- _AIM_
Retype nothing but the lines from the start of the material up to and including the line with "import pandas as pd". Pictures don't belong in the copy.

--- begin SUPPLIED INFORMATION ---

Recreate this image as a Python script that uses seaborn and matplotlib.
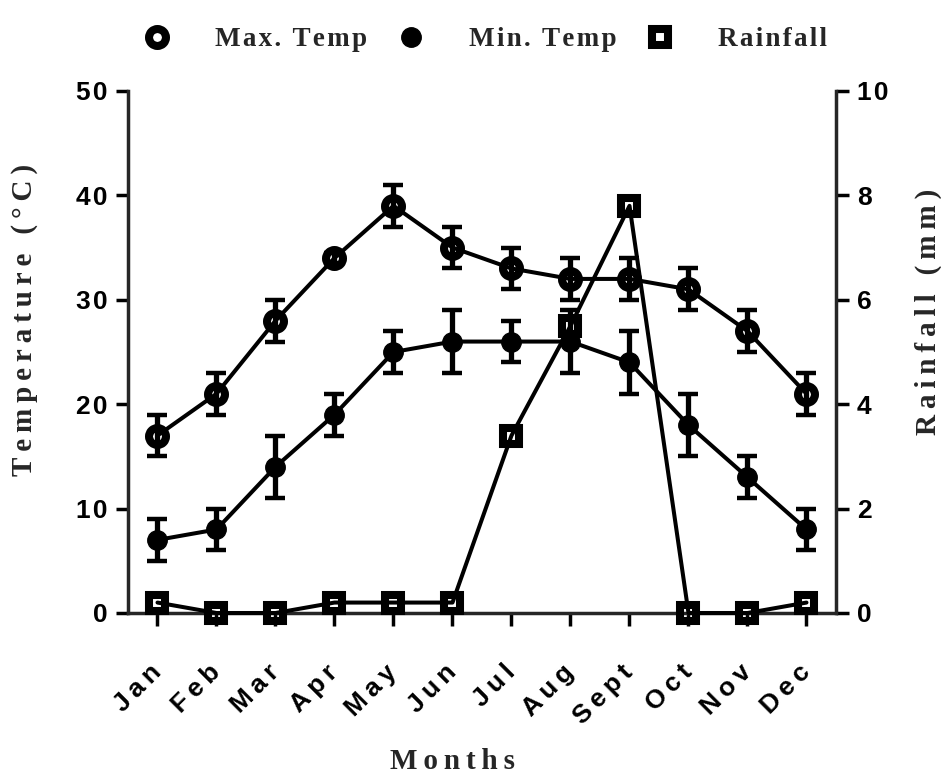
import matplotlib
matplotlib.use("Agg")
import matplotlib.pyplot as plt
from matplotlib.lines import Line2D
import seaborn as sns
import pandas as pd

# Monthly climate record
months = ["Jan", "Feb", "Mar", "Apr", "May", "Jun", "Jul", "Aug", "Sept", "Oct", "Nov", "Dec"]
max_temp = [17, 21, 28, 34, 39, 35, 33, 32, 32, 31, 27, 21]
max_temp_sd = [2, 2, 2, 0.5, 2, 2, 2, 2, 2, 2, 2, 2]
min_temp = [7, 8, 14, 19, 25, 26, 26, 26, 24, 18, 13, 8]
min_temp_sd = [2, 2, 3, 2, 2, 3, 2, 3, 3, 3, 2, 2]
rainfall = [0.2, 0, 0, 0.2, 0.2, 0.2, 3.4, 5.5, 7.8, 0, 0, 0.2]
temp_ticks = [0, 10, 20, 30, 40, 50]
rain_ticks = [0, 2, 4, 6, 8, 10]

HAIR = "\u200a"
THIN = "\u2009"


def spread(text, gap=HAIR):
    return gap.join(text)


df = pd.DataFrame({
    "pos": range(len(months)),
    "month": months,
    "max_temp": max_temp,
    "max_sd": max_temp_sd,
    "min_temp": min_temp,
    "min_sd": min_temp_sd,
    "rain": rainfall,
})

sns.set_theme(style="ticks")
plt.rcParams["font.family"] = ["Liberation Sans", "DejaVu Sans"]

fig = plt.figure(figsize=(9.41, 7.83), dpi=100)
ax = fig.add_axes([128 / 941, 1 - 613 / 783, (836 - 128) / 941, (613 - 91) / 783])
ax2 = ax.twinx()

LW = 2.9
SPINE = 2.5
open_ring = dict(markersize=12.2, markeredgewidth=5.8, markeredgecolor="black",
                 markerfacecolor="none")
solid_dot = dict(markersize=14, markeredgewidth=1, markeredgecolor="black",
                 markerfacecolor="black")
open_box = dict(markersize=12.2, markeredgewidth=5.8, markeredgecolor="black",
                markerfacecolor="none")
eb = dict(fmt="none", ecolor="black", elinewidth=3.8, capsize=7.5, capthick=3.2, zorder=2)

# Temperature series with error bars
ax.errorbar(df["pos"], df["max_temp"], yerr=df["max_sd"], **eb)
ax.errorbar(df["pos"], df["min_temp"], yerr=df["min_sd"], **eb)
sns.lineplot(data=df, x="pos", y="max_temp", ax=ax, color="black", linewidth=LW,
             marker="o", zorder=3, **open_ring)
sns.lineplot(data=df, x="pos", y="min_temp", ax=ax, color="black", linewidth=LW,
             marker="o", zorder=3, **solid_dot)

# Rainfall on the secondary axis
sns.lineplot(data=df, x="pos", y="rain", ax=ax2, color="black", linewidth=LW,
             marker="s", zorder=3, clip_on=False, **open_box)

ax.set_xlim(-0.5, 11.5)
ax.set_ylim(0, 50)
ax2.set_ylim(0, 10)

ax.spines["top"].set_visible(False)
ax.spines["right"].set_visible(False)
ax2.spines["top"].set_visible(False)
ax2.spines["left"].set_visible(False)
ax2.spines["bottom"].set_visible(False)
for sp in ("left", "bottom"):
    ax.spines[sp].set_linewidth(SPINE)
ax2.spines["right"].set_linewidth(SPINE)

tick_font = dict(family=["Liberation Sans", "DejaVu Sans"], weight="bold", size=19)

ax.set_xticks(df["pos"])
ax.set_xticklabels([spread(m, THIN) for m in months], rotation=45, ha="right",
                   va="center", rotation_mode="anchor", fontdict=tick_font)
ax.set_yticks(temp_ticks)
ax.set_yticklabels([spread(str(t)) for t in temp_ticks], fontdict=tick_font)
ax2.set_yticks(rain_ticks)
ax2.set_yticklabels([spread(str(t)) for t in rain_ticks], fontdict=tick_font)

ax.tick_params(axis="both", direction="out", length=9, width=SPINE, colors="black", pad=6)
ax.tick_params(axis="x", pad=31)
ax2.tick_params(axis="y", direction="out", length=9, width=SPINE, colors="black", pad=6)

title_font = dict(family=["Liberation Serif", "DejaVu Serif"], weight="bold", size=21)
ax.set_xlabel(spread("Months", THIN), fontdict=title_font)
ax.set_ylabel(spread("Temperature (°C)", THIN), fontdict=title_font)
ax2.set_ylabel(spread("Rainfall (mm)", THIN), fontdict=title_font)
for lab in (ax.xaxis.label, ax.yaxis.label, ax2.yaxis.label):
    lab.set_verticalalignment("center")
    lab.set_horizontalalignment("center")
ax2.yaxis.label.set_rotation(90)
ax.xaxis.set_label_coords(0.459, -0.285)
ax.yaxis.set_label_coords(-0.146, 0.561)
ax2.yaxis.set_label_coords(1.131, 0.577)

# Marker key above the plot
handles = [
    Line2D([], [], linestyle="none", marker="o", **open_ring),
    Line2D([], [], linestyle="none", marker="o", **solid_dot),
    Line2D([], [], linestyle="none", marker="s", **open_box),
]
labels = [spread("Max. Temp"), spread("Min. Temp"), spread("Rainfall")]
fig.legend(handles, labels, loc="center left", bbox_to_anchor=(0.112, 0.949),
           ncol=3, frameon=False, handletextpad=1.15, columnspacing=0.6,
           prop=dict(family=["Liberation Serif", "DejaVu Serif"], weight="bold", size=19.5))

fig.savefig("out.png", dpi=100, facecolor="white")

--- end SUPPLIED INFORMATION ---

- _COMPLETED TASK_
Recreate this image as a Python script that uses seaborn and matplotlib.
import matplotlib
matplotlib.use("Agg")
import matplotlib.pyplot as plt
from matplotlib.lines import Line2D
import seaborn as sns
import pandas as pd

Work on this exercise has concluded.